Crítica Teatral de “Um berço de pedra”

UM BERÇO DE PEDRA EM BUSCA DE UM BERÇO COM ALMA.

“Como um palco onde se desenrola a existência humana, o útero já foi santuário para o sacrifício – o fazer sagrado”. Assim diz a psicóloga MONIKA VON KOSS.

Entre a acidez e a elegância, a dor e a busca desenfreada, o lamento e a esperança; assim NEWTON MORENO se coloca em suas dramaturgias imprescindíveis e necessárias.

Textos que investigam a trajetória da mulher na vida contemporânea, através do viés da MATERNIDADE.

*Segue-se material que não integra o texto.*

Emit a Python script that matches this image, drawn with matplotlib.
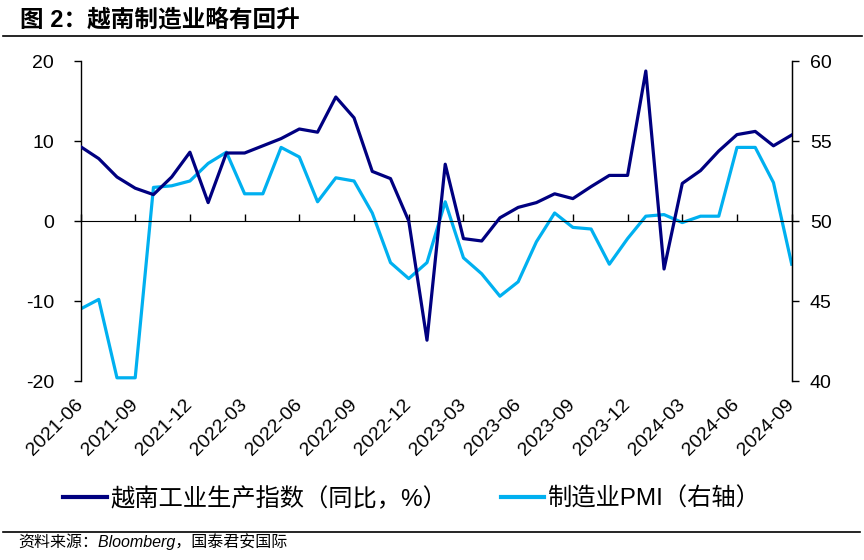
import matplotlib
matplotlib.use("Agg")
import matplotlib.pyplot as plt
from matplotlib.lines import Line2D

plt.rcParams['font.family'] = ['Liberation Sans', 'Noto Sans CJK SC', 'DejaVu Sans']
plt.rcParams['axes.unicode_minus'] = False

months = ['2021-06', '2021-07', '2021-08', '2021-09', '2021-10', '2021-11', '2021-12',
          '2022-01', '2022-02', '2022-03', '2022-04', '2022-05', '2022-06', '2022-07',
          '2022-08', '2022-09', '2022-10', '2022-11', '2022-12', '2023-01', '2023-02',
          '2023-03', '2023-04', '2023-05', '2023-06', '2023-07', '2023-08', '2023-09',
          '2023-10', '2023-11', '2023-12', '2024-01', '2024-02', '2024-03', '2024-04',
          '2024-05', '2024-06', '2024-07', '2024-08', '2024-09']

ipi_yoy = [9.3, 7.8, 5.5, 4.1, 3.3, 5.5, 8.6, 2.3, 8.5, 8.5,
           9.4, 10.3, 11.5, 11.1, 15.5, 12.9, 6.2, 5.3, 0.0, -14.9,
           7.1, -2.2, -2.5, 0.4, 1.7, 2.3, 3.4, 2.8, 4.3, 5.7,
           5.7, 18.75, -6.0, 4.7, 6.3, 8.75, 10.8, 11.2, 9.4, 10.75]

pmi = [44.5, 45.1, 40.2, 40.2, 52.1, 52.2, 52.5, 53.6, 54.3, 51.7,
       51.7, 54.6, 54.0, 51.2, 52.7, 52.5, 50.5, 47.4, 46.4, 47.4,
       51.2, 47.7, 46.7, 45.3, 46.2, 48.7, 50.5, 49.6, 49.5, 47.3,
       48.9, 50.3, 50.4, 49.9, 50.3, 50.3, 54.6, 54.6, 52.4, 47.3]

left_ticks = [-20, -10, 0, 10, 20]
right_ticks = [40, 45, 50, 55, 60]

title = '图 2：越南制造业略有回升'
label_ipi = '越南工业生产指数（同比，%）'
label_pmi = '制造业PMI（右轴）'
source = '资料来源：Bloomberg，国泰君安国际'

navy = '#000080'
sky = '#00B0F0'

fig = plt.figure(figsize=(8.64, 5.6), dpi=100)
ax = fig.add_axes([80.5 / 864, 1 - 381 / 560, (791.7 - 80.5) / 864, 320 / 560])
ax2 = ax.twinx()

x = list(range(len(months)))
ax.plot(x, ipi_yoy, color=navy, lw=2.3, zorder=3)
ax2.plot(x, pmi, color=sky, lw=2.3, zorder=2)
ax.set_zorder(ax2.get_zorder() + 1)
ax.patch.set_visible(False)

ax.set_xlim(0, len(months) - 1)
ax.set_ylim(-20, 20)
ax2.set_ylim(40, 60)
ax.set_yticks(left_ticks)
ax2.set_yticks(right_ticks)

tick_pos = x[::3]
ax.set_xticks(tick_pos)
ax.set_xticklabels([months[i] for i in tick_pos], rotation=45, ha='right',
                   va='center', rotation_mode='anchor', fontsize=14)
ax.tick_params(axis='x', length=0, pad=15)
ax.tick_params(axis='y', direction='out', length=5, width=1, labelsize=14, pad=14)
ax2.tick_params(axis='y', direction='out', length=5, width=1, labelsize=14, pad=8)

for a in (ax, ax2):
    a.spines['top'].set_visible(False)
    a.spines['bottom'].set_visible(False)
ax2.spines['left'].set_visible(False)
ax.spines['left'].set_linewidth(1)
ax2.spines['right'].set_linewidth(1)

sec = ax.secondary_xaxis(0.5)
sec.set_xticks(tick_pos)
sec.set_xticklabels([])
sec.tick_params(axis='x', direction='out', length=5, width=1)
sec.spines['bottom'].set_linewidth(1)

fig.text(20 / 864, 1 - 20 / 560, title, fontsize=17, fontweight='bold',
         va='center', ha='left')
fig.add_artist(Line2D([3 / 864, 862 / 864], [1 - 36 / 560, 1 - 36 / 560],
                      color='black', lw=1.2))
fig.add_artist(Line2D([3 / 864, 860 / 864], [1 - 532 / 560, 1 - 532 / 560],
                      color='black', lw=1.2))

handles = [Line2D([], [], color=navy, lw=3), Line2D([], [], color=sky, lw=3)]
fig.legend(handles, [label_ipi, label_pmi], loc='center left',
           bbox_to_anchor=(63 / 864, 1 - 499 / 560), ncol=2, frameon=False,
           fontsize=17.5, handlelength=1.8, handletextpad=0.15,
           columnspacing=2.2, borderaxespad=0, borderpad=0)

fig.text(18 / 864, 1 - 542 / 560, source, fontsize=11.5, style='italic',
         va='center', ha='left')

fig.savefig('out.png', dpi=100)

Uma maternidade permeada de buscas, dores, ausências, e em busca de alma e não de pedras.

“UM BERÇO DE PEDRA”, espetáculo em cartaz no lindo teatro Sesc ginástico, no centro, tem direção de WILLIAM PEREIRA, numa potente dramaturgia de NEWTON MORENO.

Cinco histórias sobre o universo feminino. Cinco histórias sobre a urgência da maternidade e o que ela nos provoca, e nos trás como consequências. Histórias que expõe a mulher a partir de suas facetas e dilemas, que nos provoca e nos mostra o tamanho de suas feridas: AS MÃES. Feridas do feminino que imploram para terem visibilidade e serem cuidadas. Sem essas mulheres não estaríamos aqui. Sem seu amor; sem sua ânsia; sem seu útero; o mundo não existiria.

Um espetáculo que é um cenário deste mundo de intolerâncias e embrutecido, que nos deixaram ou que nós mesmos construímos.
Um trabalho que coloca na nossa frente um deserto desprovido de altruísmo, emoções e almas vivas. Nossos olhos vêem em cena restos de tragédia grega, das guerras, dos refugiados, dos desaparecidos, e no meio disso tudo, mães buscando e defendendo suas crias.

A dramaturgia de NEWTON MORENO é feita de uma imensa poesia pétrea, escrita que fica, que não vai nos deixar nunca, impregnada em nosso mundo das idéias. Uma escrita como uma canção de eterno lamento, nos remetendo às sofridas e intermináveis paixões que a música flamenca nos oferece. A busca do amor, e as dores que rasgam nossos corpos, como o flamenco nos faz sentir, e queremos impregnar em nossos corpos enquanto dançamos. Uma escrita que tenta embalar com carinho e afeto a nossa compaixão pela dor alheia. Um dramaturgo da alma viva, no meio das pedras, da carência buscando atenção, das necessidades em busca daquilo que não mais nos pertence. Um texto de contundência e qualidade irretocáveis. Sem dúvida, é embrenhado nele que esse espetáculo se faz tão icônico.

WILLIAM PEREIRA faz uma encenação e uma cenografia totalmente amalgamadas às urgências cênicas do dramaturgo. Uma encenação vinda das vísceras de seus intérpretes, com uma ocupação da cena cheia de apoderamento.

Uma cenografia que nos leva a um grande deserto, com areia, com corpos que são enterrados e almejados por essas mães, em constante apelo a procura de seus filhos. Cenografia como espelho da alma materna desértica e carente. Ávida pelo amor de seus filhos. Um espaço cênico ocupado pela ânsia da busca em meio a um deserto incerto e mortal. Uma cenografia cruel, de teatralidade simples e imponente.

Os figurinos neutros, evocando uma carência sem fim. CRISTINA CAVALCANTI se coloca presente corretamente nesse contexto de busca, e até de morte, quando uma das atrizes, toda de preto, simboliza essa morte tão presente cenicamente. Trilha sonora também de WILLIAM PEREIRA embrenhada no contexto de cada cena. Perfeito.

MILÓ MARTINS cria uma iluminação cortante e vertical. Corta a ânsia dessas mães e verticaliza suas carências com muita claridade. O branco das luzes, como que implorando a paz, a vida, a trégua.

Visagismo correto e dentro da proposta cênica de LEOPOLDO PACHECO.
Um elenco de grandes e entregues intérpretes; CRISTINA CAVALCANTI, DEBORA DUBOC, JAIRO MATTOS, LILIAN BLANC, LUCIANA LYRA E SÔNIA GUEDES.

Corpos, vozes e emoções, imbuídos de dores e uma lamentação por algo perdido. Emblemáticas e tocantes interpretações. O espetáculo “UM BERÇO DE PEDRA”, tem uma alma ávida de urgências da maternidade e do precioso amor, que todo ser humano necessita.